If CH₄ emissions grow in direct proportion to increases in livestock numbers, then global livestock-related methane production is expected to increase by 60% up to 2030 (FAO, 2003). However, changes in feeding practices and manure management could ameliorate this increase. US-EPA (2006a) forecast that combined methane emissions from enteric fermentation and manure management will increase by 21% between 2005 and 2020.

The area of rice grown globally is forecast to increase by 4.5% to 2030 (FAO, 2003), so methane emissions from rice production would not be expected to increase substantially. There may even be reductions if less rice is grown under continuous flooding (causing anaerobic soil conditions) as a result of scarcity of water, or if new rice cultivars that emit less methane are developed and adopted (Wang et al., 1997).

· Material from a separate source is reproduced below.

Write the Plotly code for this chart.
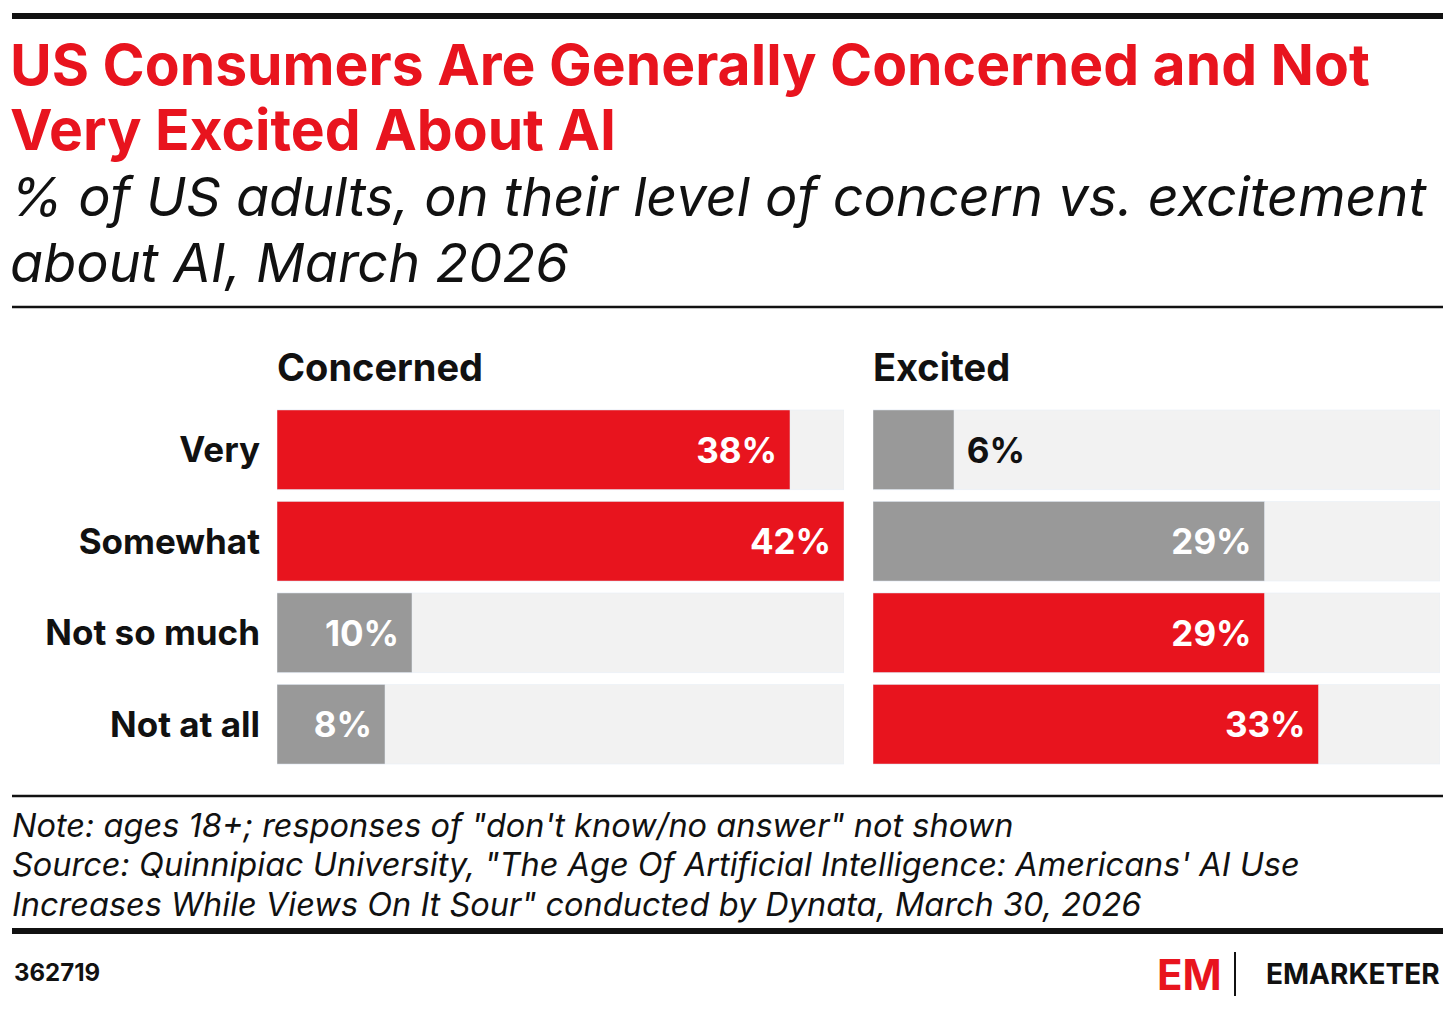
import plotly.graph_objects as go

categories = ["Very", "Somewhat", "Not so much", "Not at all"]
concerned = [38, 42, 10, 8]
excited = [6, 29, 29, 33]
concerned_colors = ["#e8141e", "#e8141e", "#999999", "#999999"]
excited_colors = ["#999999", "#999999", "#e8141e", "#e8141e"]

# page has an 8px body margin, so the figure is drawn 16px smaller
OFF = 8
W, H = 1455 - 2 * OFF, 1009 - 2 * OFF
RED = "#e8141e"
FONT = "Inter"

def px(x):
    return (x - OFF) / W

def py(y):
    return 1 - (y - OFF) / H

fig = go.Figure()

for vals, cols, xa, ya in [(concerned, concerned_colors, "x", "y"),
                           (excited, excited_colors, "x2", "y2")]:
    fig.add_trace(go.Bar(y=categories, x=[42] * 4, orientation="h",
                         marker_color="#f2f2f2", hoverinfo="skip",
                         xaxis=xa, yaxis=ya, showlegend=False))
    inside = [v >= 8 for v in vals]
    fig.add_trace(go.Bar(
        y=categories, x=vals, orientation="h", marker_color=cols,
        text=[f"<b>{v}%</b>&nbsp;" if i else f"&nbsp;<b>{v}%</b>" for v, i in zip(vals, inside)],
        textposition=["inside" if i else "outside" for i in inside],
        insidetextanchor="end",
        textfont=dict(family=FONT, size=35, color=["white" if i else "#111" for i in inside]),
        cliponaxis=False, xaxis=xa, yaxis=ya, showlegend=False))

ax = dict(range=[0, 42], visible=False, fixedrange=True)
fig.update_layout(
    width=W, height=H, margin=dict(l=0, r=0, t=0, b=0),
    paper_bgcolor="white", plot_bgcolor="white",
    barmode="overlay", bargap=0.13,
    xaxis=dict(domain=[px(277), px(844)], **ax),
    xaxis2=dict(domain=[px(873), px(1440)], **ax),
    yaxis=dict(domain=[py(770), py(404)], autorange="reversed", showgrid=False,
               showline=False, ticks="", tickfont=dict(family=FONT, size=35, color="#111"),
               tickvals=categories, ticktext=[f"<b>{c}</b>" for c in categories],
               ticklabelstandoff=16),
    yaxis2=dict(domain=[py(770), py(404)], anchor="x2", showticklabels=False,
                autorange="reversed", showgrid=False),
)

def text(x, y, s, size, color="#111", bold=False, italic=False, anchor="left"):
    if bold:
        s = f"<b>{s}</b>"
    if italic:
        s = f"<i>{s}</i>"
    fig.add_annotation(x=px(x), y=py(y), xref="paper", yref="paper", text=s,
                       showarrow=False, xanchor=anchor, yanchor="middle", align="left",
                       font=dict(family=FONT, size=size, color=color))

text(8, 65, "US Consumers Are Generally Concerned and Not", 57, RED, bold=True)
text(8, 130, "Very Excited About AI", 57, RED, bold=True)
text(8, 197, "% of US adults, on their level of concern vs. excitement", 54, italic=True)
text(8, 263, "about AI, March 2026", 54, italic=True)
text(275, 367, "Concerned", 38, bold=True)
text(871, 367, "Excited", 38, bold=True)
text(10, 825, "Note: ages 18+; responses of \"don't know/no answer\" not shown", 32.5, italic=True)
text(10, 864, "Source: Quinnipiac University, \"The Age Of Artificial Intelligence: Americans' AI Use", 32.5, italic=True)
text(10, 904, "Increases While Views On It Sour\" conducted by Dynata, March 30, 2026", 32.5, italic=True)
text(12, 972, "362719", 24, bold=True)
text(1155, 974, "EM", 42, RED, bold=True)
text(1442, 974, "EMARKETER", 28, bold=True, anchor="right")

def hline(y, w):
    fig.add_shape(type="line", xref="paper", yref="paper", x0=px(12), x1=px(1443),
                  y0=py(y), y1=py(y), line=dict(color="#111", width=w))

hline(16, 6)
hline(307, 2.5)
hline(796, 2.5)
hline(931, 6)
fig.add_shape(type="line", xref="paper", yref="paper", x0=px(1235), x1=px(1235),
              y0=py(952), y1=py(996), line=dict(color="#111", width=2))

fig.write_html("out.html")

However, US-EPA (2006a) projects a 16% increase in CH₄ emissions from rice crops between 2005 and 2020, mostly due to a sustained increase in the area of irrigated rice.

No baseline agricultural non-CO₂ GHG emission estimates for the year 2030 have been published, but according to US-EPA (2006a), aggregate emissions are projected to increase by ~13% during the decades 2000-2010 and 2010-2020. Assuming similar rates of increase (10-15%) for 2020-2030, agricultural emissions might be expected to rise to 8000–8400, with a mean of 8300 MtCO₂-eq by 2030. The future evolution of CO₂ emissions from agriculture is uncertain. Due to stable or declining deforestation rates (FAO, 2003), and increased adoption of conservation tillage practices (FAO, 2001), these emissions are likely to decrease or remain at low levels.